Ready to identify a high-impact decision and turn it into a reliable, measurable engine for action? Request a Decision Intelligence pilot plan with Trinus.
FAQs
1. How is Decision Intelligence different from the BI dashboards my team already uses?
Dashboards describe what happened. Decision Intelligence designs how a choice is made, executed, and learned from. It combines policy rules, predictive models, human review, and feedback so the next decision is faster and more consistent. Instead of asking someone to interpret a chart, the decision engine recommends or triggers an action with a clear rationale and an override path.
2. What is a good first decision to pilot without heavy disruption?
Pick a high-frequency decision with a clear business impact and available data, such as work order prioritization, claim or case triage, or field inspection scheduling. Define two or three success measures, like decision latency, override rate, and benefit captured. Build the smallest useful data product, encode current policy as rules, add a simple model if it improves accuracy, then embed the decision into the live workflow with a human in the loop for exceptions.
3. How do we handle risk, compliance, and explainability in regulated environments?
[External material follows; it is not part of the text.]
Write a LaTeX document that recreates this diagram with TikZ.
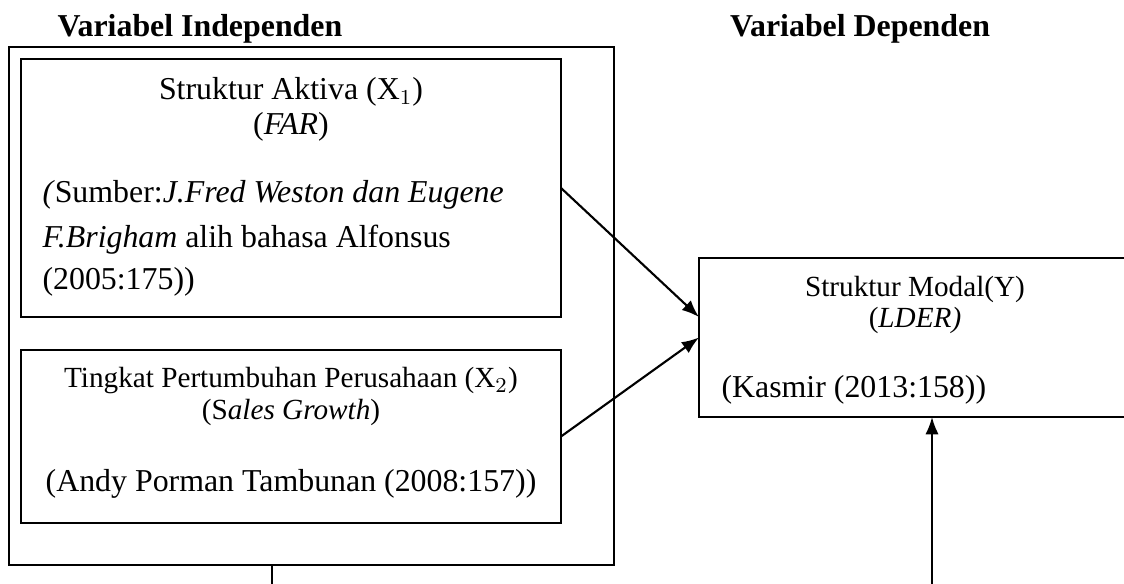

Treat the decision as a governed asset. Make the rationale part of the payload so every action carries inputs, rule paths, and model versions. Keep humans in the loop for high-risk thresholds. Run in shadow mode before automation to compare against the current practice. Version policies and models so past outcomes can be replayed during audits. This approach satisfies reviewers while improving speed and consistency.